At Polity, Rob Salmond asks:-
How an average family would fare under National’s do-nothing approach to the housing crisis?
YES, IT IS A STOCK PHOTO.
Here’s an anecdote, which has some numbers in it, too. In 2013, the median household income in New Zealand was around $69,300. Let’s call that $71,000 now. After tax, assuming the best possible split of incomes, the couple would have around $60,500 market income to live off.
Let’s assume this average family has two dependent kids, bringing them about $4,000 a year in Working for Families as well.
This middle of the road family buys a middle of the road house. The current median house price in New Zealand is $432,250. For about that, you can get this 3 bed, 1 bath “potential do-up” in Otahuhu.
To get that house today, the family would need a $86,500 deposit, and could get a floating mortgage for the rest at around 6% interest. Over a 25 year term, repayments on this mortgage would be $26,720 a year, leaving around $37,800 a year for the rest of the family’s needs. Remember that number: $37,800 left over, after mortgage costs.
What could happen to this average family over the next five years, if National’s do-nothing housing policy is enacted, and the Budget forecasts are accurate?
Most importantly, rising interest rates mean the family’s mortgage payments will jump by over $6,000 a year.
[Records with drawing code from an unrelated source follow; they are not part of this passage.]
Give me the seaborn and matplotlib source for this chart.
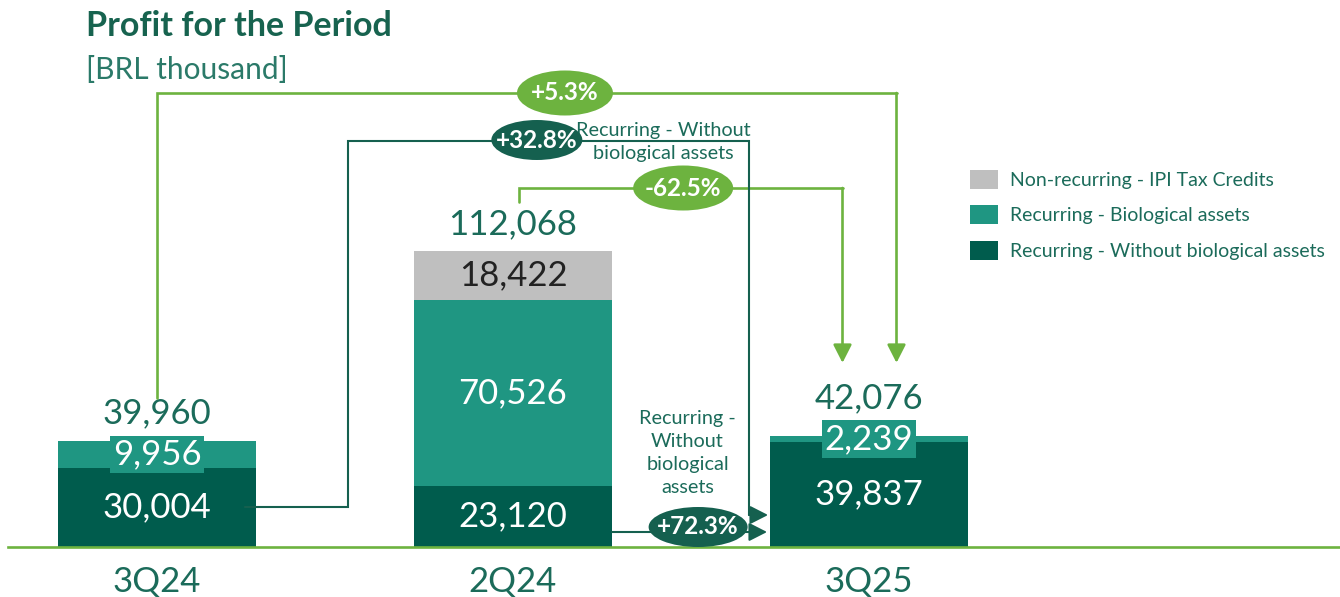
import matplotlib
matplotlib.use("Agg")
import numpy as np
import pandas as pd
import matplotlib.pyplot as plt
from matplotlib.patches import Ellipse, Patch
import seaborn as sns

# ---- data -------------------------------------------------------------
periods = ["3Q24", "2Q24", "3Q25"]
recurring_core = [30004, 23120, 39837]      # Recurring - Without biological assets
recurring_bio = [9956, 70526, 2239]         # Recurring - Biological assets
non_recurring = [0, 18422, 0]               # Non-recurring - IPI Tax Credits
segment_names = ["Non-recurring - IPI Tax Credits",
                 "Recurring - Biological assets",
                 "Recurring - Without biological assets"]

# ---- style ------------------------------------------------------------
DARK = "#005c4d"
TEAL = "#1f9682"
GREY = "#bfbfbf"
LIME = "#6db33f"
LINK_DARK = "#15604f"
TXT = "#1b6b5a"
TITLE = "#17634f"

sns.set_style("white")
plt.rcParams["font.family"] = ["Lato", "DejaVu Sans"]

core = np.array(recurring_core)
bio = np.array(recurring_bio)
nonrec = np.array(non_recurring)
totals = core + bio + nonrec

df = pd.DataFrame({
    "period": periods,
    "core": core,
    "core_bio": core + bio,
    "total": totals,
})

W, H = 1340, 597
fig = plt.figure(figsize=(W / 100, H / 100), dpi=100)
base_px = 547                      # baseline height from figure top
left_px = 8
ax = fig.add_axes([left_px / W, (H - base_px) / H, (W - left_px) / W, base_px / H])

X_PER_PX = 1 / 356                 # category spacing in pixels
Y_PER_PX = totals.max() / 296      # tallest bar height in pixels
BAR_W = 0.556

# layered bars give the stacked look
for col, colr in [("total", GREY), ("core_bio", TEAL), ("core", DARK)]:
    sns.barplot(data=df, x="period", y=col, color=colr, saturation=1,
                width=BAR_W, ax=ax, errorbar=None, linewidth=0)

ax.set_xlim(-(157 - left_px) * X_PER_PX, (W - 157) * X_PER_PX)
ax.set_ylim(0, base_px * Y_PER_PX)
ax.set_xlabel("")
ax.set_ylabel("")
ax.set_yticks([])
for s in ["top", "right", "left"]:
    ax.spines[s].set_visible(False)
ax.spines["bottom"].set_color(LIME)
ax.spines["bottom"].set_linewidth(1.9)
ax.tick_params(axis="x", length=0, pad=14, labelsize=25, labelcolor=TXT)


def level(p):
    """data y for a height given in pixels from the figure top"""
    return (base_px - p) * Y_PER_PX


# ---- segment labels ---------------------------------------------------
for i in range(len(periods)):
    ax.text(i, core[i] / 2, f"{core[i]:,}", ha="center", va="center",
            fontsize=25, color="white")
    mid = core[i] + bio[i] / 2
    small = bio[i] * 1 / Y_PER_PX < 40
    ax.text(i, mid, f"{bio[i]:,}", ha="center", va="center", fontsize=25,
            color="white",
            bbox=dict(boxstyle="square,pad=0.08", fc=TEAL, ec="none") if small else None)
    if nonrec[i] > 0:
        ax.text(i, core[i] + bio[i] + nonrec[i] / 2, f"{nonrec[i]:,}",
                ha="center", va="center", fontsize=25, color="#222222")

total_gap_px = [28, 27, 38]
for i in range(len(periods)):
    ax.text(i, totals[i] + total_gap_px[i] * Y_PER_PX, f"{totals[i]:,}",
            ha="center", va="center", fontsize=25, color=TXT)


# ---- connectors -------------------------------------------------------
def connector(pts, color, lw):
    xs = [p[0] for p in pts]
    ys = [p[1] for p in pts]
    ax.plot(xs[:-1], ys[:-1], color=color, lw=lw, solid_joinstyle="miter", zorder=4)
    ax.annotate("", xy=pts[-1], xytext=pts[-2],
                arrowprops=dict(arrowstyle="-|>,head_length=0.55,head_width=0.28",
                                mutation_scale=20, color=color, lw=lw,
                                shrinkA=0, shrinkB=0), zorder=4)


def badge(x, y, w_px, h_px, fc, text):
    ax.add_patch(Ellipse((x, y), w_px * X_PER_PX, h_px * Y_PER_PX, fc=fc,
                         ec="none", zorder=5))
    ax.text(x, y, text, ha="center", va="center", fontsize=17.5,
            fontweight="bold", color="white", zorder=6)


def pct(a, b):
    return f"{(b / a - 1) * 100:+.1f}%"


half = BAR_W / 2
px = X_PER_PX

# 3Q24 total -> 3Q25 total
xa = 2 + 27.5 * px
connector([(0, totals[0] + 43 * Y_PER_PX), (0, level(93)), (xa, level(93)),
           (xa, totals[2] + 73 * Y_PER_PX)], LIME, 1.9)
badge(1.146, level(93), 96, 45, LIME, pct(totals[0], totals[2]))

# 2Q24 total -> 3Q25 total
xc0 = 1 + 6 * px
xc1 = 2 - 26.5 * px
connector([(xc0, totals[1] + 49 * Y_PER_PX), (xc0, level(188)), (xc1, level(188)),
           (xc1, totals[2] + 73 * Y_PER_PX)], LIME, 1.9)
badge(1.478, level(188), 100, 45, LIME, pct(totals[1], totals[2]))

# 3Q24 recurring core -> 3Q25 recurring core
xb0 = half + 92 * px
xb1 = 2 - half - 21 * px
connector([(half - 11 * px, core[0] / 2), (xb0, core[0] / 2), (xb0, level(141)),
           (xb1, level(141)), (xb1, level(515)), (2 - half - 2 * px, level(515))],
          LINK_DARK, 1.5)
badge(1.067, level(140), 91, 40, LINK_DARK, pct(core[0], core[2]))
ax.text(1.421, level(142), "Recurring - Without\nbiological assets", ha="center",
        va="center", fontsize=14.3, color=TXT, linespacing=1.42, zorder=3)

# 2Q24 recurring core -> 3Q25 recurring core
connector([(1 + half, level(532)), (2 - half - 3 * px, level(532))], LINK_DARK, 1.5)
badge(1.520, level(527), 99, 40, LINK_DARK, pct(core[1], core[2]))
ax.text(1.49, level(453), "Recurring -\nWithout\nbiological\nassets", ha="center",
        va="center", fontsize=14.3, color=TXT, linespacing=1.42, zorder=3)

# ---- legend -----------------------------------------------------------
handles = [Patch(fc=c, ec="none") for c in [GREY, TEAL, DARK]]
fig.legend(handles, segment_names, loc="upper left",
           bbox_to_anchor=(970 / W, 1 - 170 / H), frameon=False,
           fontsize=14, labelcolor=TXT, handlelength=1.45, handleheight=1.1,
           handletextpad=0.6, labelspacing=0.85, borderpad=0, borderaxespad=0)

# ---- titles -----------------------------------------------------------
fig.text(86 / W, 1 - 26 / H, "Profit for the Period", ha="left", va="center",
         fontsize=24.5, fontweight="bold", color=TITLE)
fig.text(86 / W, 1 - 70 / H, "[BRL thousand]", ha="left", va="center",
         fontsize=21.5, color="#2b7a69")

fig.savefig("out.png", dpi=100)
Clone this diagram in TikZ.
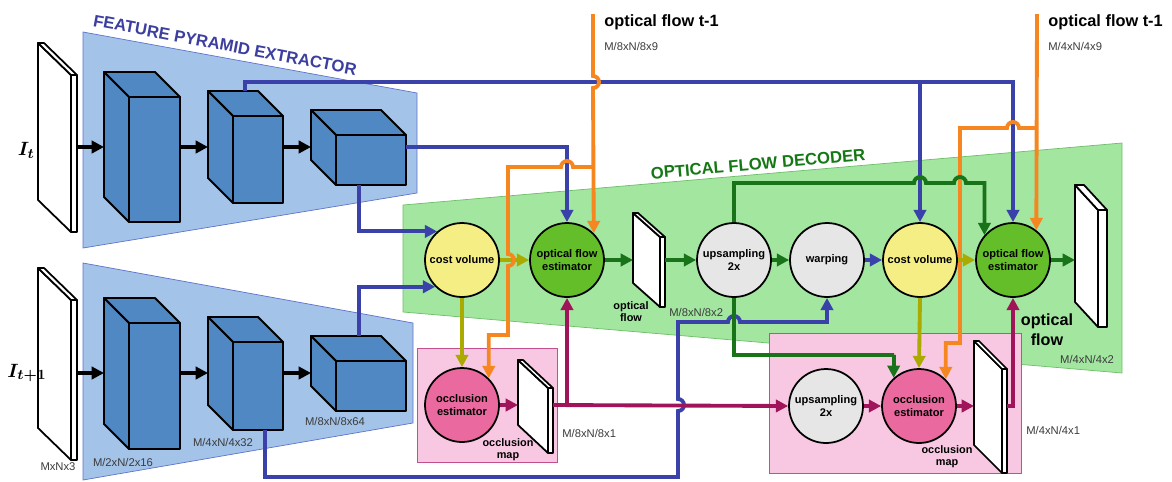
\documentclass[tikz,border=0pt]{standalone}
\usepackage{fontspec}
\setmainfont{Liberation Sans}
\usepackage{bm}
\usetikzlibrary{arrows.meta}

\definecolor{pyrfill}{RGB}{163,195,232}
\definecolor{pyredge}{RGB}{95,115,205}
\definecolor{pyrtext}{RGB}{60,62,160}
\definecolor{cubefill}{RGB}{80,136,196}
\definecolor{decfill}{RGB}{162,230,160}
\definecolor{decedge}{RGB}{110,190,105}
\definecolor{dectext}{RGB}{20,120,20}
\definecolor{occfill}{RGB}{248,200,226}
\definecolor{occedge}{RGB}{195,80,140}
\definecolor{lnblue}{RGB}{58,66,170}
\definecolor{lngreen}{RGB}{25,115,25}
\definecolor{lnolive}{RGB}{170,170,0}
\definecolor{lnorange}{RGB}{245,134,32}
\definecolor{lnmag}{RGB}{160,20,90}
\definecolor{cvfill}{RGB}{244,238,132}
\definecolor{ofefill}{RGB}{100,190,42}
\definecolor{ocefill}{RGB}{234,106,160}
\definecolor{upfill}{RGB}{230,230,230}
\definecolor{dimgrey}{RGB}{60,60,60}

\begin{document}
\begin{tikzpicture}[x=0.02cm,y=-0.02cm,>={Triangle[length=7pt,width=7pt]},
	blk/.style={line width=2.2pt,->},
	bl/.style={line width=2.2pt,lnblue},
	gr/.style={line width=2.2pt,lngreen},
	ol/.style={line width=2.2pt,lnolive},
	or/.style={line width=2.2pt,lnorange},
	mg/.style={line width=2.2pt,lnmag},
	slab/.style={draw,fill=white,line width=1pt,line join=round},
	cube/.style={draw,fill=cubefill,line width=1.1pt,line join=round},
	op/.style={circle,draw,line width=1pt,minimum size=1.48cm,inner sep=0pt,align=center,font=\fontsize{6.3}{7.5}\selectfont\bfseries},
	dim/.style={font=\fontsize{6.4}{7.5}\selectfont,text=dimgrey,inner sep=0pt},
	lbl/.style={font=\fontsize{6.2}{6.9}\selectfont\bfseries,align=center,inner sep=0pt},
	title/.style={font=\fontsize{9.5}{10}\selectfont\bfseries,inner sep=0pt}
]

	\useasboundingbox (0,0) rectangle (1172,481);

	% feature pyramid extractor
	\draw[pyredge,fill=pyrfill] (83,32) -- (417,93) -- (417,193) -- (83,248) -- cycle;
	\draw[pyredge,fill=pyrfill] (83,263) -- (413,323) -- (413,423) -- (83,480) -- cycle;
	\node[title,text=pyrtext,rotate=-10.6] (fpe) at (225,45) {FEATURE PYRAMID EXTRACTOR};

	% optical flow decoder
	\draw[decedge,fill=decfill] (403,205) -- (1122,143) -- (1122,373) -- (403,312) -- cycle;
	\node[title,text=dectext,rotate=5] (ofd) at (758,164) {OPTICAL FLOW DECODER};

	% occlusion boxes
	\draw[occedge,fill=occfill] (417,348) rectangle (557,462);
	\draw[occedge,fill=occfill] (769,333) rectangle (1021,473);

	% images and maps
	\foreach \n/\x/\y/\w/\d/\h/\t/\p in {inA/38/43/33/32/157/6/147, inB/38/268/33/32/160/6/373,
		flowA/633/213/27/24/70/5/260, flowB/1075/185/23/25/117/9/260,
		occA/518/360/30/28/65/5/405, occB/974/341/28/28/104/5/406}{
		\draw[slab] (\x,\y) -- ++(\w,\d) -- ++(0,\h) -- ++(-\w,-\d) -- cycle;
		\draw[slab] (\x,\y) -- ++(\t,0) -- ++(\w,\d) -- ++(-\t,0) -- cycle;
		\draw[slab] (\x+\w,\y+\d) -- ++(\t,0) -- ++(0,\h) -- ++(-\t,0) -- cycle;
		\coordinate (\n-w) at (\x,\p);
		\coordinate (\n-e) at (\x+\w+\t,\p);
	}

	% feature maps
	\foreach \n/\x/\y/\X/\Y/\p in {A1/129/97/180/222/147, A2/233/116/283/203/147, A3/336/135/406/185/147,
		B1/129/323/180/449/373, B2/233/342/283/430/373, B3/336/361/406/411/373}{
		\draw[cube] (\x,\y) -- ++(-25,-25) -- (\X-25,\y-25) -- (\X,\y) -- cycle;
		\draw[cube] (\x,\y) -- ++(-25,-25) -- (\x-25,\Y-25) -- (\x,\Y) -- cycle;
		\draw[cube] (\x,\y) rectangle (\X,\Y);
		\coordinate (\n-w) at (\x-25,\p);
		\coordinate (\n-e) at (\X,\p);
	}
	\coordinate (A2-t) at (245,91);
	\coordinate (A3-b) at (359,185);
	\coordinate (B2-b) at (265,430);
	\coordinate (B3-t) at (359,336);

	\draw[blk] (inA-e) -- (A1-w);
	\draw[blk] (A1-e) -- (A2-w);
	\draw[blk] (A2-e) -- (A3-w);
	\draw[blk] (inB-e) -- (B1-w);
	\draw[blk] (B1-e) -- (B2-w);
	\draw[blk] (B2-e) -- (B3-w);

	% operations
	\node[op,fill=cvfill] (cvA) at (462,260) {cost volume};
	\node[op,fill=ofefill] (ofeA) at (567,260) {optical flow\\estimator};
	\node[op,fill=ocefill] (oceA) at (462,405) {occlusion\\estimator};
	\node[op,fill=upfill] (upA) at (734,260) {upsampling\\2x};
	\node[op,fill=upfill] (warp) at (827,260) {warping};
	\node[op,fill=cvfill] (cvB) at (920,260) {cost volume};
	\node[op,fill=ofefill] (ofeB) at (1013,260) {optical flow\\estimator};
	\node[op,fill=upfill] (upB) at (826,406) {upsampling\\2x};
	\node[op,fill=ocefill] (oceB) at (919,406) {occlusion\\estimator};

	\coordinate (ofA) at (593,14);
	\coordinate (ofB) at (1037,14);
	\coordinate (busA) at (cvB.north |- 0,82);

	% features
	\draw[bl,->] (A2-t) |- (busA) -| (ofeB.north);
	\draw[bl,->] (busA) -- (cvB.north);
	\draw[bl,->] (A3-e) -| (ofeA.north);
	\draw[bl,->] (A3-b) |- (cvA.131);
	\draw[bl,->] (B3-t) |- (cvA.225);
	\draw[bl,->] (B2-b) |- (678,477) -- (678,411) arc[start angle=90,end angle=-90,radius=6]
		-- (678,322) -- (728,322) arc[start angle=180,end angle=360,radius=6] -| (warp.south);
	\draw[bl,->] (warp.east) -- (cvB.west);

	% cost volumes
	\draw[ol,->] (cvA.east) -- (ofeA.west);
	\draw[ol,->] (cvA.south) -- (oceA.north);
	\draw[ol,->] (cvB.south) -- (oceB.north);

	% previous flow
	\draw[or,->] (ofA) -- (593,76) arc[start angle=-90,end angle=90,radius=6] -- (ofeA.45);
	\draw[or,->] (593,167) -- (573,167) arc[start angle=0,end angle=-180,radius=6] -- (508,167)
		-- (508,254) arc[start angle=-90,end angle=90,radius=6] -- (508,335) -| (oceA.45);
	\draw[or,->] (ofB) -- (ofeB.52);
	\draw[or,->] (1037,128) -- (1019,128) arc[start angle=0,end angle=-180,radius=6] -- (960,128)
		-- (960,343) -| (oceB.45);
	\draw[ol,->] (cvB.east) -- (ofeB.west);

	% flow
	\draw[gr,->] (ofeA.east) -- (flowA-w);
	\draw[gr,->] (flowA-e) -- (upA.west);
	\draw[gr,->] (upA.east) -- (warp.west);
	\draw[gr,->] (upA.north) |- (914,183) arc[start angle=180,end angle=360,radius=6]
		-- (954,183) arc[start angle=180,end angle=360,radius=6] -| (ofeB.139);
	\draw[gr,->] (upA.south) |- (894,355) -| (oceB.132);
	\draw[gr,->] (ofeB.east) -- (flowB-w);

	% occlusion
	\draw[mg,->] (oceA.east) -- (occA-w);
	\draw[mg,->] (occA-e) -- (upB.west);
	\draw[mg,->] (ofeA.south |- occA-e) -- (ofeA.south);
	\draw[mg,->] (upB.east) -- (oceB.west);
	\draw[mg,->] (oceB.east) -- (occB-w);
	\draw[mg,->] (occB-e) -| (ofeB.south);

	% labels
	\node[anchor=east,font=\fontsize{11}{12}\selectfont] (imA) at (41,150) {$\bm{I_t}$};
	\node[font=\fontsize{11}{12}\selectfont] (imB) at (27,373) {$\bm{I_{t+1}}$};
	\node[dim] (dimIn) at (58,467) {MxNx3};
	\node[dim] (dimA1) at (123,462) {M/2xN/2x16};
	\node[dim] (dimA2) at (223,442) {M/4xN/4x32};
	\node[dim] (dimA3) at (335,421) {M/8xN/8x64};
	\node[title,anchor=west,font=\fontsize{9.3}{10}\selectfont\bfseries] (prevA) at (604,22) {optical flow t-1};
	\node[dim,anchor=west] (dimPA) at (604,46) {M/8xN/8x9};
	\node[title,anchor=west,font=\fontsize{9.3}{10}\selectfont\bfseries] (prevB) at (1048,22) {optical flow t-1};
	\node[dim,anchor=west] (dimPB) at (1048,46) {M/4xN/4x9};
	\node[lbl] (flowAlbl) at (631,312) {optical\\flow};
	\node[dim,anchor=west] (dimFA) at (669,312) {M/8xN/8x2};
	\node[lbl] (occAlbl) at (508,450) {occlusion\\map};
	\node[dim,anchor=west] (dimOA) at (562,433) {M/8xN/8x1};
	\node[lbl,font=\fontsize{9.2}{11.3}\selectfont\bfseries] (flowBlbl) at (1047,330) {optical\\flow};
	\node[dim] (dimFB) at (1087,359) {M/4xN/4x2};
	\node[lbl] (occBlbl) at (947,457) {occlusion\\map};
	\node[dim,anchor=west] (dimOB) at (1026,430) {M/4xN/4x1};

\end{tikzpicture}
\end{document}
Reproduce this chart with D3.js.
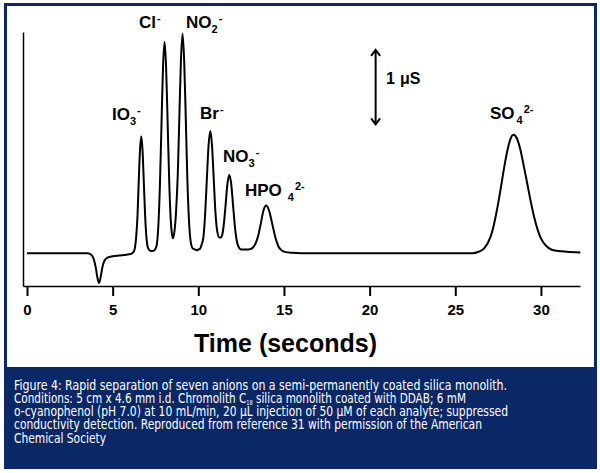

That puts a huge hole in the family finances.
At the same time, however, the families income is projected to go up by around a nominal $9,600 after tax, so they would be able to cover the increased mortgage payments, and would be left with $41,300 to cover the family’s other expenses.
But the price of everything else in their lives is projected to jump by around 10.5% over the same period. $41,300 in 2019 buys about the same amount of stuff that we can buy with $37,400 today. Which is less than this same median family earns today ($37,800 – did you remember the number?).
This family – the median New Zealand family – is projected by Treasury to have their disposable income go backwards over the next five “rock star” years. That is a disgrace.
The most galling part about this is that this five year period is forecast to see strong growth across the economy. If we can tolerate a growing economy that doesn’t deliver for absolutely middle of the road families, even in good times, and which even makes them go backwards – then we are not the caring, considerate nation I thought we were.
We need action on housing supply and on mortgage rates now. Labour has a plan; National doesn’t.